In chapter 10, ‘The discursive dynamics of personal experience narratives and medical advice in 18th-century British consultation letters: The case of Dr. William Cullen’ (pp. 229–49), Anna Franca Plastina analyses twenty-three letters related to Dr William Cullen; these include patients’ narratives and Dr Cullen's responses. Plastina's argument concerning language strategies is clear, reveals particular viewpoints of medical practice and knowledge, and is well illustrated with evidence from her corpus, which is also properly contextualised. All in all, this text evinces the importance of emotional language in medical narratives (cf. Taavitsainen Reference Taavitsainen2011) and sociolinguistic analysis to understand language selection.

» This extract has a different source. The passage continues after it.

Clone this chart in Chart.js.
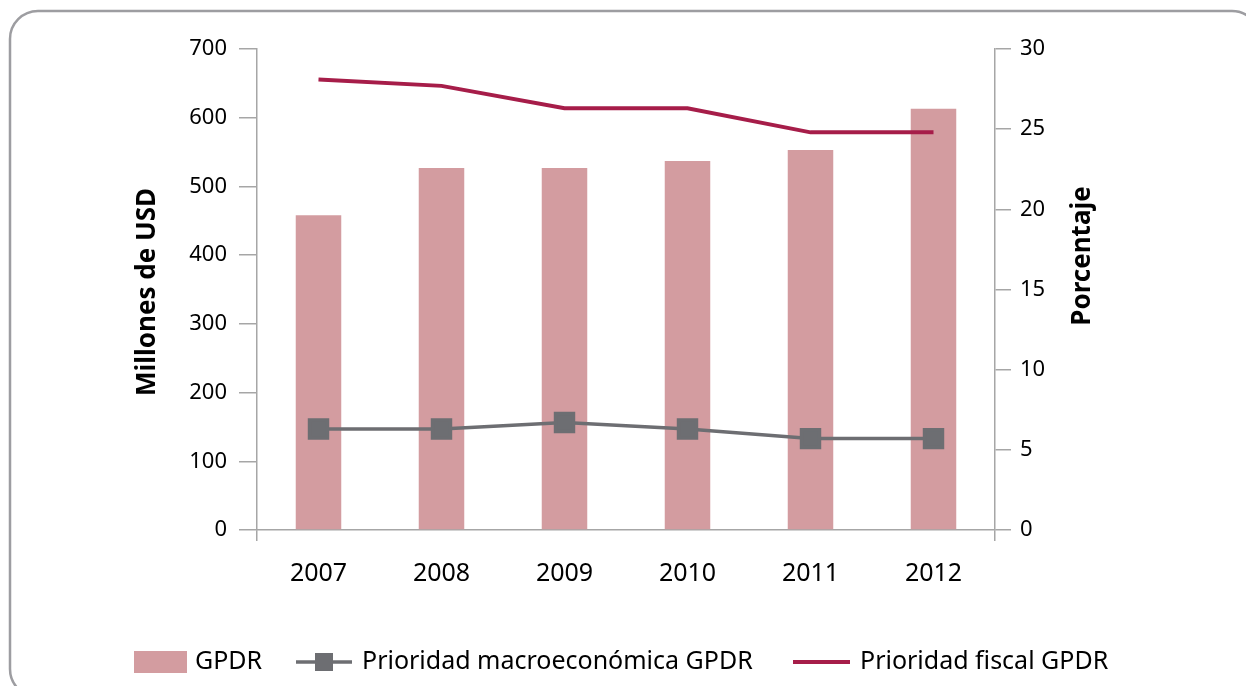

Chapter 11, ‘Communicating authority: Self-mentions in Early Modern English medical narratives (1500–1700)’ by Karoliina Ollikainen, provides a sociopragmatic approach to the study of self-mentions in medical narratives to conclude that the use of these devices responds to raising notions of expertise, authority and credibility. In chapter 12, ‘How old is old? The discourse of “good” ageing in nineteenth-century self-help medical texts’ (pp. 273–96), Kim Grego's work delves into the historical evolution of the concept of ‘old age’ through a micro-diachronic analysis of self-help medical texts from the Wellcome collection. While the corpus used in this study is limited to only four texts, chosen to represent the categories identified after examining a collection of 130 texts responding to the search ‘old age’, this constraint provides the opportunity for a more in-depth analysis of the language used. This approach allows for the identification of nuances concerning the notion of ‘old age’ over time and their contextual interpretation. Although the small corpus may limit the generalisability of the author's conclusions, it provides valuable insights into the evolution of this concept and highlights the importance of examining language in its historical context.

The last chapter in this monograph, ‘The popularization of learned medicine in late seventeenth-century England: Accommodating translation strategies and textual aspects’ (pp. 297–316) by Giulia Rovelli, describes the role of translation in disseminating Latin medical texts in English. The author uses a corpus of three recipe collections in Latin and their corresponding translations in English and two treatises on specific diseases, distributed evenly across three decades. She intends to see whether information on the diachronic evolution of these genres can be traced out, which I see as hardly feasible given the period covered, unless a micro-diachronic analysis of specific forms and functions is intended. Her analysis of the translation strategies and procedures adapted from Alonso-Almeida & Sánchez (Reference Alonso-Almeida and Sánchez2016) reveals the tendency of translators to offer verbatim translations along with amplification and adaptation procedures. These appear to come from a desire to make information more accessible to readers. Interestingly, explication is not among the most frequent procedures. The procedures may also have been a matter of preference, regardless of the potential audience of the texts, if vernacular terminology tended to be privileged over more learned variants. Rovelli makes clear in this chapter that corpora, pragmatics and translation can be combined to examine how social and cultural and idiosyncratic circumstances lead to variation in the forms selected for communication.

Corpus Pragmatic Studies on the History of Medical Discourse is indeed a remarkable demonstration of the effective use of corpora to investigate changes in language patterns and functions, specifically in the context of medical language. This volume is an impressive achievement and is sure to inspire new research avenues in the field, offering excellent opportunities to explore historical pragmatics through selected corpora.